Writing to the British Journal of Clinical Pharmacology in response to a Canadian study that claimed to identify safety concerns from over-prescribing, Professor Currow said the judicious use of opioids is justified.

“To preclude their use would continue to condemn a large population to poor symptom control,” he said.

The Canadian study analysed an Ontario database and found that 68% of community-dwelling patients with COPD had been treated with opioids during the 10-year observation period.

The figure was 54% in long-term care residents, who also received multiple dispensing (9%), dispensing for more than 30 days duration (up to 20%) and early refills (24%).

The Canadian researchers acknowledged that opioids could reduce dyspnoea in advanced COPD but said they could also predispose to negative respiratory outcomes and were associated with well-known side effects including falls and fractures, dizziness, delirium, somnolence, constipation, nausea and vomiting.

“The authors imply in this paper that disasters await clinicians who prescribe opioids in people with COPD for symptom relief,” Professor Currow said.

“The paper refers to ‘significant risks’ when the data presented and references cited are non-randomised studies that describe observed ‘associations’ only.

“The data presented…do not support the authors’ conclusion that ‘potential safety concerns are raised by the degree and pattern of new opioid use’ in people with COPD.”

There was no discussion in the paper of the potential costs of avoiding opioids, such as increased exacerbations and more ED presentations.

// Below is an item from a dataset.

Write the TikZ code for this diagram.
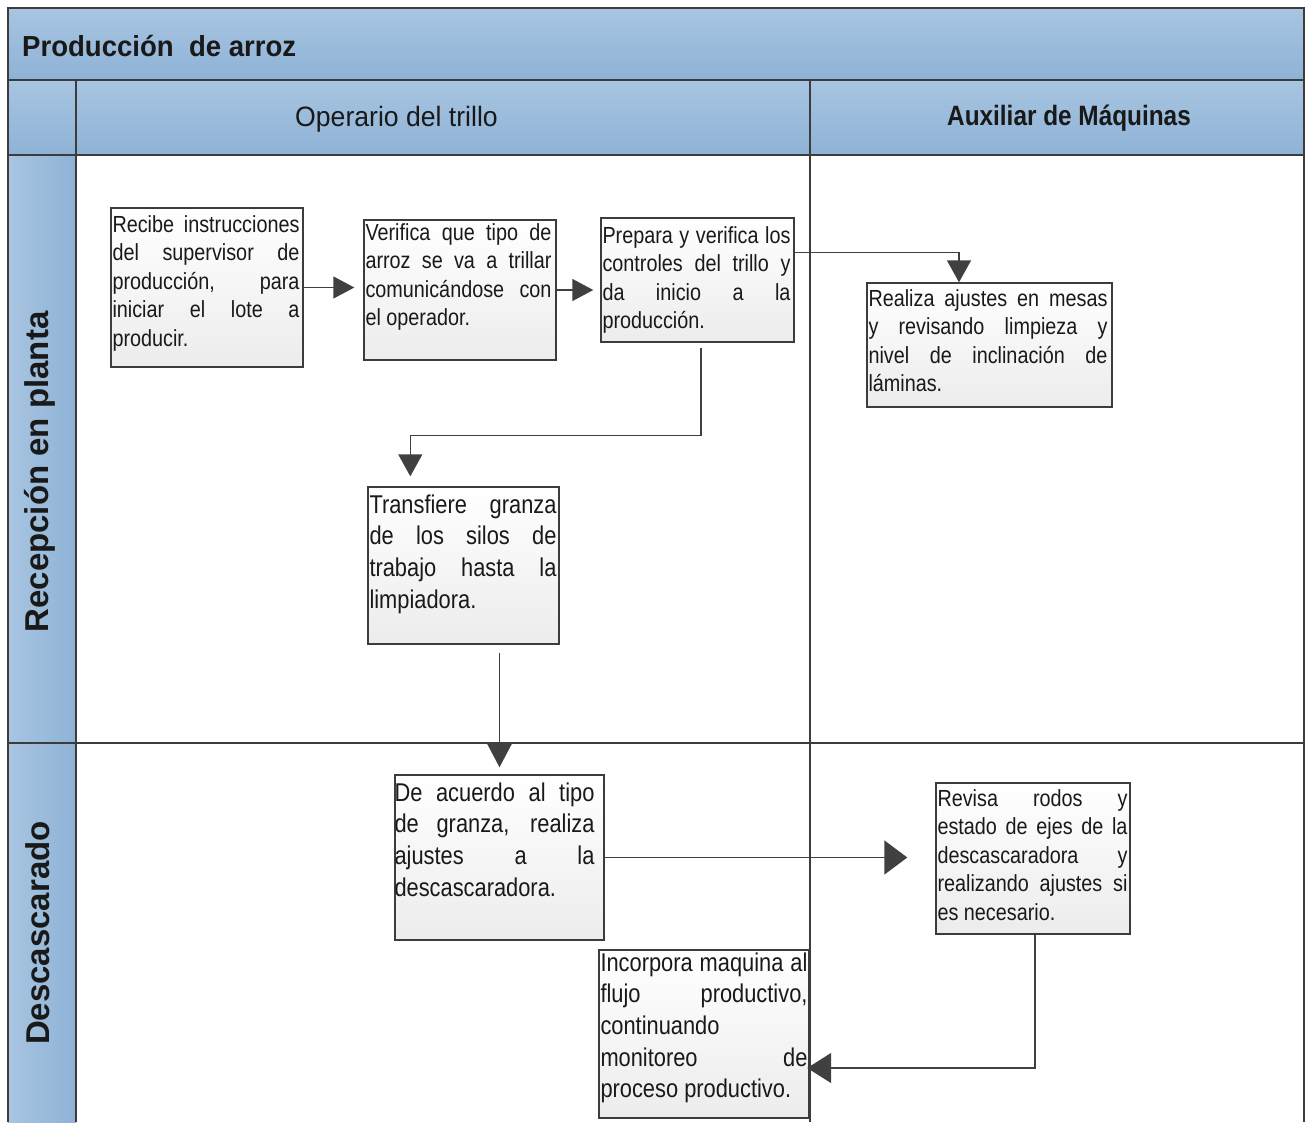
\documentclass[tikz,border=0pt]{standalone}
\usepackage{fontspec}
\setmainfont{Liberation Sans}
\newfontfamily\fTitle[FakeStretch=0.95]{Liberation Sans}
\newfontfamily\fAux[FakeStretch=0.87]{Liberation Sans}
\newfontfamily\fNar[FakeStretch=0.85]{Liberation Sans}
\usetikzlibrary{arrows.meta,shadings}
\definecolor{lc}{RGB}{60,60,60}
\definecolor{bandA}{RGB}{168,197,225}
\definecolor{bandB}{RGB}{142,178,214}
\definecolor{boxg}{RGB}{236,236,236}
\definecolor{txtc}{RGB}{25,25,25}
\definecolor{arr}{RGB}{64,64,64}
\newcommand\jl[1]{\hbox to \hsize{\spaceskip=0.25em plus 1fil\relax #1}}
\newcommand\lastl[1]{\hbox{#1}}
\newcommand\tb[2]{\vbox{\hsize=#1\relax #2}}
\hbadness=10000
\hfuzz=40pt
\tikzset{
  frame/.style={draw=lc, line width=1.7pt},
  procbox/.style={draw=lc, line width=1.4pt, top color=white, bottom color=boxg, inner sep=0pt},
  smalltxt/.style={inner sep=0pt, anchor=north west, text=txtc, font=\fNar\fontsize{23.3}{28.5}\selectfont},
  largetxt/.style={inner sep=0pt, anchor=north west, text=txtc, font=\fNar\fontsize{25.7}{31.7}\selectfont},
  flow/.style={draw=arr, line width=1.4pt, -{Triangle[length=22pt,width=24pt]}},
}
\begin{document}
\begin{tikzpicture}[x=1pt,y=-1pt]
\useasboundingbox (0,0) rectangle (1306,1122);
\fill[white] (0,0) rectangle (1306,1122);
% bands
\fill[top color=bandA, bottom color=bandB] (8,8) rectangle (1304,80);
\fill[top color=bandA, bottom color=bandB] (8,80) rectangle (1304,155);
\fill[left color=bandA, right color=bandB] (8,155) rectangle (76,1122);
% grid lines
\draw[frame] (8,1122) -- (8,8) -- (1304,8) -- (1304,1122);
\draw[frame] (8,80) -- (1304,80);
\draw[frame] (8,155) -- (1304,155);
\draw[frame] (8,743) -- (1304,743);
\draw[frame] (76,80) -- (76,1122);
\draw[frame] (810,80) -- (810,1122);
% header texts
\node[anchor=base west, inner sep=0pt, text=txtc, font=\fTitle\bfseries\fontsize{29}{35}\selectfont] (title) at (22,56) {Producción\ \ de arroz};
\node[anchor=base, inner sep=0pt, text=txtc, font=\fTitle\fontsize{28}{34}\selectfont] (col1) at (396.5,126) {Operario del trillo};
\node[anchor=base, inner sep=0pt, text=txtc, font=\fAux\bfseries\fontsize{28}{34}\selectfont] (col2) at (1069,125) {Auxiliar de Máquinas};
\node[rotate=90, inner sep=0pt, text=txtc, font=\bfseries\fontsize{33}{40}\selectfont] (lane1) at (40,472) {Recepción en planta};
\node[rotate=90, inner sep=0pt, text=txtc, font=\bfseries\fontsize{33}{40}\selectfont] (lane2) at (38,933) {Descascarado};
% boxes
\node[procbox, minimum width=192pt, minimum height=159pt] (A) at (207,287.5) {};
\node[procbox, minimum width=192pt, minimum height=140pt] (B) at (460,290) {};
\node[procbox, minimum width=193pt, minimum height=124pt] (C) at (697.5,280) {};
\node[procbox, minimum width=245pt, minimum height=124pt] (D) at (989.5,345) {};
\node[procbox, minimum width=191pt, minimum height=157pt] (E) at (463.5,565.5) {};
\node[procbox, minimum width=209pt, minimum height=165pt] (F) at (499.5,857.5) {};
\node[procbox, minimum width=194pt, minimum height=151pt] (G) at (1033,858.5) {};
\node[procbox, minimum width=210pt, minimum height=168pt] (H) at (704,1034) {};
% texts
\node[smalltxt] (At) at ([xshift=2pt,yshift=-8pt]A.north west)
  {\tb{187pt}{\jl{Recibe instrucciones}\jl{del supervisor de}\jl{producción, para}\jl{iniciar el lote a}\lastl{producir.}}};
\node[smalltxt] (Bt) at ([xshift=2pt,yshift=-4pt]B.north west)
  {\tb{186pt}{\jl{Verifica que tipo de}\jl{arroz se va a trillar}\jl{comunicándose con}\lastl{el operador.}}};
\node[smalltxt] (Ct) at ([xshift=2pt,yshift=-9pt]C.north west)
  {\tb{188pt}{\jl{Prepara y verifica los}\jl{controles del trillo y}\jl{da inicio a la}\lastl{producción.}}};
\node[smalltxt] (Dt) at ([xshift=2pt,yshift=-7pt]D.north west)
  {\tb{239pt}{\jl{Realiza ajustes en mesas}\jl{y revisando limpieza y}\jl{nivel de inclinación de}\lastl{láminas.}}};
\node[largetxt] (Et) at ([xshift=2pt,yshift=-8pt]E.north west)
  {\tb{187pt}{\jl{Transfiere granza}\jl{de los silos de}\jl{trabajo hasta la}\lastl{limpiadora.}}};
\node[largetxt] (Ft) at ([xshift=0pt,yshift=-8pt]F.north west)
  {\tb{200pt}{\jl{De acuerdo al tipo}\jl{de granza, realiza}\jl{ajustes a la}\lastl{descascaradora.}}};
\node[smalltxt] (Gt) at ([xshift=2pt,yshift=-7pt]G.north west)
  {\tb{190pt}{\jl{Revisa rodos y}\jl{estado de ejes de la}\jl{descascaradora y}\jl{realizando ajustes si}\lastl{es necesario.}}};
\node[largetxt] (Ht) at ([xshift=2pt,yshift=-3pt]H.north west)
  {\tb{207pt}{\jl{Incorpora maquina al}\jl{flujo productivo,}\lastl{continuando}\jl{monitoreo de}\lastl{proceso productivo.}}};
% connectors
\draw[flow, shorten >=9pt, -{Triangle[length=21pt,width=22pt]}] (A.east) -- (A.east -| B.west);
\draw[flow, shorten >=7pt, -{Triangle[length=21pt,width=22pt]}] (B.east) -- (B.east -| C.west);
\draw[flow] ([yshift=-35pt]C.north east) -| ([xshift=-30.5pt]D.north);
\draw[flow, shorten <=5pt, shorten >=10pt] ([xshift=3.5pt]C.south) -- ++(0,93) -| ([xshift=43pt]E.north west);
\draw[flow, shorten <=8pt, shorten >=7pt, -{Triangle[length=25pt,width=26pt]}] (E.south -| F.north) -- (F.north);
\draw[flow, shorten >=28pt, -{Triangle[length=23pt,width=34pt]}] (F.east) -- (F.east -| G.west);
\draw[flow, shorten >=-2.5pt, -{Triangle[length=24pt,width=30pt]}] ([xshift=2pt]G.south) |- ([yshift=-34pt]H.east);
\end{tikzpicture}
\end{document}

“More than 90% of people with advanced COPD have breathlessness at rest or on minimal exertion and between one-third and two-thirds have pain,” Professor Currow said.

“Symptom control is necessary in order to avoid a range of morbidities. Having long term, uncontrolled pain or breathlessness is a cause of significant suffering, and is intolerable when, for example, evidence supports the effective and safe use of regular low dose sustained release morphine for chronic refractory breathlessness.”

More work is needed to define who will benefit most, and safely, from opioids in COPD and to ensure that it becomes a registered treatment for chronic refractory breathlessness, he concluded.